Finally Found Merville Mentioned
It feels like I have searched forever for some newspaper report with Merville mentioned, but always to no avail. This small French town had yet to appear in any WWI report I’d managed to track down.
Have you ever done something that is quite outside your normal actions and wondered why on earth you did? That happened to me last week. I never thought about it being something unusual for me until my husband commented on it.
On ANZAC Day I saw a programme entitled “Dancing in the Sky” on Maori TV and decided to record it. The synopsis read that it was about William Rhodes-Moorhouse, the first airman to win the Victoria Cross. Yes, a very fitting programme to have play on ANZAC Day, but what interest did I have in some random airman who I’d never heard of?
A few days later I settled down to watch the programme, admittedly when I had nothing more exciting to do or watch. It was an interesting story about a speed-mad young man, born in England of a New Zealand born mother who had ties to the Ngati Ruanui.
It wasn’t until the story progressed to his entry into the Royal Flying Corps in 1914 that I suddenly sat up and paid extra close attention. So close that the replay button was hit numerous times least my hearing had deceived me. I jumped up to grab pen and paper and very slowly played and replayed a two or three minute segment which had captured me, furiously scribbling the details down.

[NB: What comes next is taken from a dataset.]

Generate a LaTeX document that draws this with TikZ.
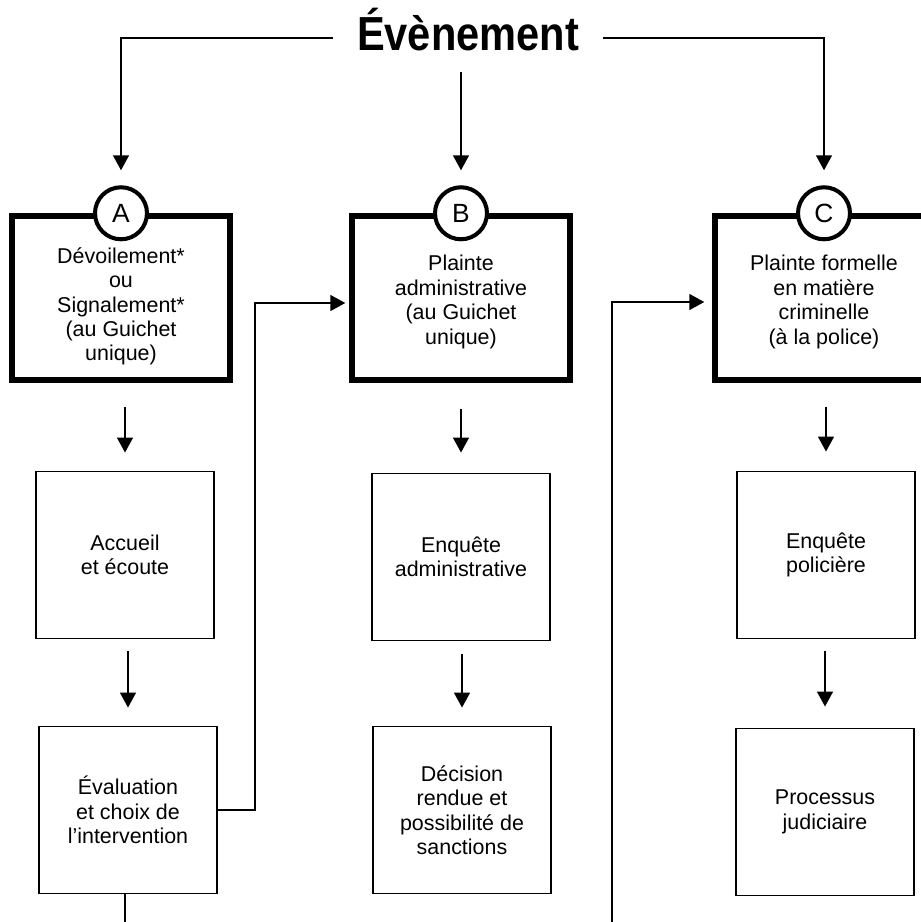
\documentclass[tikz,border=0pt]{standalone}
\usepackage{fontspec}
\setmainfont{Liberation Sans}
\newfontfamily\titlefont[FakeStretch=0.87]{Liberation Sans Bold}
\usetikzlibrary{arrows.meta}

\tikzset{
  every node/.style={font=\fontsize{12.2}{13.9}\selectfont},
  etape/.style={draw, line width=3.1pt, minimum width=43.6mm, minimum height=32.8mm, align=center, text height=54.9pt},
  suite/.style={draw, line width=1.1pt, minimum width=35.6mm, minimum height=33.4mm, align=center},
  lettre/.style={draw, circle, line width=2.3pt, fill=white, minimum size=10.4mm, inner sep=0pt, font=\fontsize{15}{17}\selectfont},
  fleche/.style={line width=0.9pt, -{Triangle[length=3mm,width=3.2mm]}},
}

\begin{document}
\begin{tikzpicture}[x=0.2mm, y=-0.2mm]
            \useasboundingbox (0,0) rectangle (921,922);
            \clip (0,0) rectangle (921,922);
            \node[font=\titlefont\fontsize{27.2}{30}\selectfont, anchor=base, inner xsep=4.8mm, inner ysep=4.2mm] (evt) at (468,50) {Évènement};
            % trois voies
            \node[etape, text height=74.2pt] (A) at (121,298) {Dévoilement*\\ou\\Signalement*\\(au Guichet\\unique)};
            \node[lettre] (cA) at (A.north) {A};
            \node[etape] (B) at (461,298) {Plainte\\administrative\\(au Guichet\\unique)};
            \node[lettre] (cB) at (B.north) {B};
            \node[etape] (C) at (824,298) {Plainte formelle\\en matière\\criminelle\\(à la police)};
            \node[lettre] (cC) at (C.north) {C};
            \node[suite] (accueil) at (125,555) {Accueil\\et écoute};
            \node[suite] (enqadm) at (461,557) {Enquête\\administrative};
            \node[suite] (enqpol) at (826,555) {Enquête\\policière};
            \node[suite] (evaluation) at (128,810) {Évaluation\\et choix de\\l’intervention};
            \node[suite] (decision) at (462,810) {Décision\\rendue et\\possibilité de\\sanctions};
            \node[suite] (processus) at (825,812) {Processus\\judiciaire};
            \coordinate (basA) at (125,922);
            \coordinate (basC) at (612,922);
            \draw[fleche, shorten >=3mm] ([yshift=-1.8mm]evt.west) -| (cA);
            \draw[fleche, shorten >=3mm] (evt.south -| cB) -- (cB);
            \draw[fleche, shorten >=3mm] ([yshift=-1.8mm]evt.east) -| (cC);
            \draw[fleche, shorten <=4.8mm, shorten >=3.6mm] (A.south -| accueil) -- (accueil);
            \draw[fleche, shorten <=5.2mm, shorten >=4mm] (B.south -| enqadm) -- (enqadm);
            \draw[fleche, shorten <=4.8mm, shorten >=3.8mm] (C.south -| enqpol) -- (enqpol);
            \draw[fleche, shorten <=2.4mm, shorten >=3.6mm] (accueil.south -| evaluation) -- (evaluation);
            \draw[fleche, shorten <=2.6mm, shorten >=3.6mm] (enqadm.south -| decision) -- (decision);
            \draw[fleche, shorten <=2.4mm, shorten >=4.2mm] (enqpol.south -| processus) -- (processus);
            % renvois
            \draw[fleche, shorten >=0.8mm] (evaluation.east) -- ++(37,0) |- ([yshift=-1mm]B.west);
            \draw[fleche, shorten >=1.6mm] (basC) |- ([yshift=-0.8mm]C.west);
            \draw[line width=0.9pt] (evaluation.south -| basA) -- (basA);
        \end{tikzpicture}
\end{document}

I have searched on and off for years for some mention in old New Zealand newspapers of the French townships of Merville and Lille – after which my mother was named – but have yet to find any reference to either. (Learning recently that the Southland papers are now all on-line, hopefully this task is now possible to achieve from my home in Auckand.) But this random programme, which I had recorded on a whim, may have given me a link to how Merville in particular was likely to have been mentioned in news reports of the First World War.
In 1914 No 2 Squadron of The Royal Flying Corps had an airfield at Merville, in northern France. William Rhodes-Moorhouse was transferred there in March 1915 (two months after my mother’s birth) so the area was still in Allied hands at this time. Apparently aircraft were primarily used for reconnaissance and intelligence gathering at this early stage of the war, perhaps there were reports in NZ newspapers about such successful and vital information being available to the Army command. Perhaps I haven’t known what to look for.
I cannot describe the excitement I felt at this first mention of Merville in any WWI reports I had managed to read/hear of to date. Even visiting this beautiful town as it is today a few years ago did not give me a sense of understanding how or why my grandfather had chosen these names for one of his children.
Was the report of William Rhodes-Moorhouse’s bravery available to NZ newspapers? (He was immediately awarded the Distinguished Service Order (DSO) but less than a month after was posthumously awarded the Victory Cross for his bravery in destroying a vital supply rail link in Belguim between the German front lines and their supply network.} Or is this a red herring? No matter, I now have a different line to pursue in my search for a mention of Merville and Lille where my grandfather may have seen it.